One of my favorite scenes in one of my favorite movies involved the beauty and charm school that the women of the All-American Girls Professional Baseball League were told they must complete to keep playing ball in A League of Their Own. I like to think that I would have been a mix between Kit -- the charm school instructor says she looks "very nice" before she sees her sister Dottie, who is "very nice" -- and Rosie O'Donnell's character Doris, who shoveled food in her mouth while she was supposed to learn how to nibble daintily. (Just kidding! I'm black -- they wouldn't have allowed me in the league, but a gal can dream!)
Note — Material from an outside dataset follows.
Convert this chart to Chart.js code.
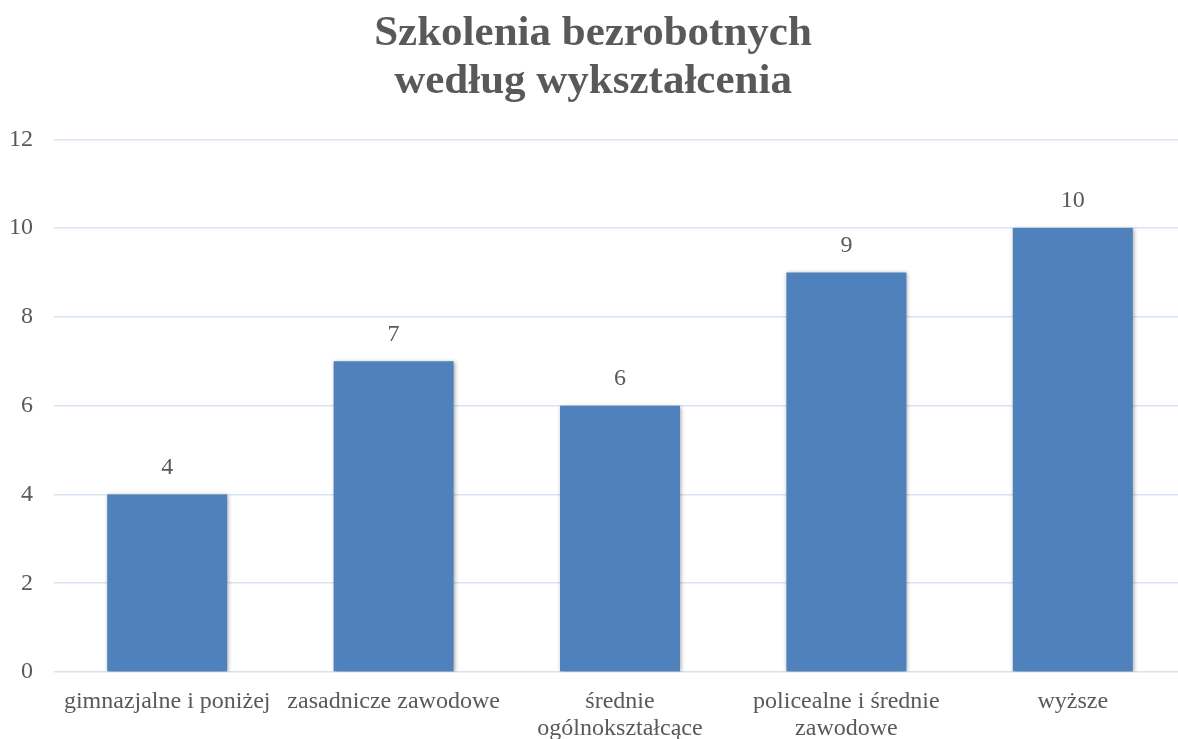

Meanwhile, their manager, retired Major League Baseball star Jimmy Dugan, was the antithesis of dainty, let alone gentlemanly, or even sober. He was a fall-down drunk who chewed tobacco, peed epically, and swore like his life depended on it. He was a tough man who played a professional sport. He was almost expected to act like that. But his players -- skilled professional ballplayers who happened to be female -- could not. They had to wear skirts and makeup while playing baseball. In fact, Lavonne "Pepper" Paire-Davis, who was the real-life inspiration for Geena Davis's Dottie Hinson, accidentally cut her hair too short and was ejected from the league for looking like a lesbian.
But that was the 1940s. Our views on femininity and women in sports have changed drastically. We've got professional women's soccer and basketball leagues, Title IX, and pink baseball jerseys for female fans. Women have fought for my right to wear pants at work and snack on birth control pills. We're equal now, right?
Nope. Top WNBA draft pick and college basketball phenom Brittney Griner shared that WNBA rookies are actually offered a session to learn about makeup application and how to dress. Griner declined to participate.
"I don't need that shit," she later toldElle. Damn right she doesn't, and nor should any professional athlete.
It doesn't matter how much progress women make. For whatever reason, female professional athletes still have to prove that they can be tough on the court, but only if they girl it up off the court. And even that hinges on what your view of "girl" is.
Are sports marketers, team owners, and agents worried that insecure men and narrow-minded "fans" can only stomach games as long as the female athletes still adhere to their confining view of what a woman is? Sure, that gal can sink three-pointers all day, but she bakes a mean apple pie and twists a sick French braid, so she won't completely castrate you -- so tune in on ESPN 2!
Some may joke that female sports is a breeding ground where lesbians and bisexual women flourish. While that may be true compared to men's sports, that's not completely accurate either. There's only one openly gay female Division I women's basketball coach (Sherri Murrell at Portland State University), in addition to a handful of brave coaches in other sports among all levels in the NCAA as well as athletic directors.
But I'll let you in on a little secret. You want to know why coaches put the clamp down on lesbians athletes coming out? So high school students' parents won't get scared when the recruiter comes knocking. I would let my hypothetical state champion basketball-playing daughter play with a team full of LGBT women and a coach as gay as Gertrude Stein, but lots of other parents of star athletes in Middle America might not be so open to the idea. Especially when they have their pick of multiple colleges.
Little do they know that their teenage daughters are counting down the hours before they head to college so they can finally meet a bunch of other lesbians. And then, by the time they get to the pros, some of these rookies who have risen through the ranks haven't exactly been told it's perfectly fine to just be a lesbian and be proud about it. Especially if they're being told they literally have to be lipstick (and eyeshadow and mascara) lesbians.
The fact that the WNBA has a rookie orientation session about makeup application and how to dress is just degrading. I'm sure the NBA has something similar, but this just feels worse. And even still, so many female players seem to adhere to this unspoken rule that dictates ponytails and nail polish must be as visible as your jersey number. Are they scared they might look too much like a lesbian if they forget the blush? If league execs are worried that they're not getting enough hetero male viewers because the players don't appear to be women, they're targeting the wrong audience.
Personally, there was never a moment where I learned how to wear makeup. My mother has flawless, perfect skin, and all of the teen rags I read in middle school rarely had makeup tips for anyone darker than "tan." To top it off, drugstore makeup lines, especially back then, only carried one shade of brown, so no, I rarely wore/wear makeup. And I don't expect my professional athletes to wear it either. Unless they're Dennis Rodman.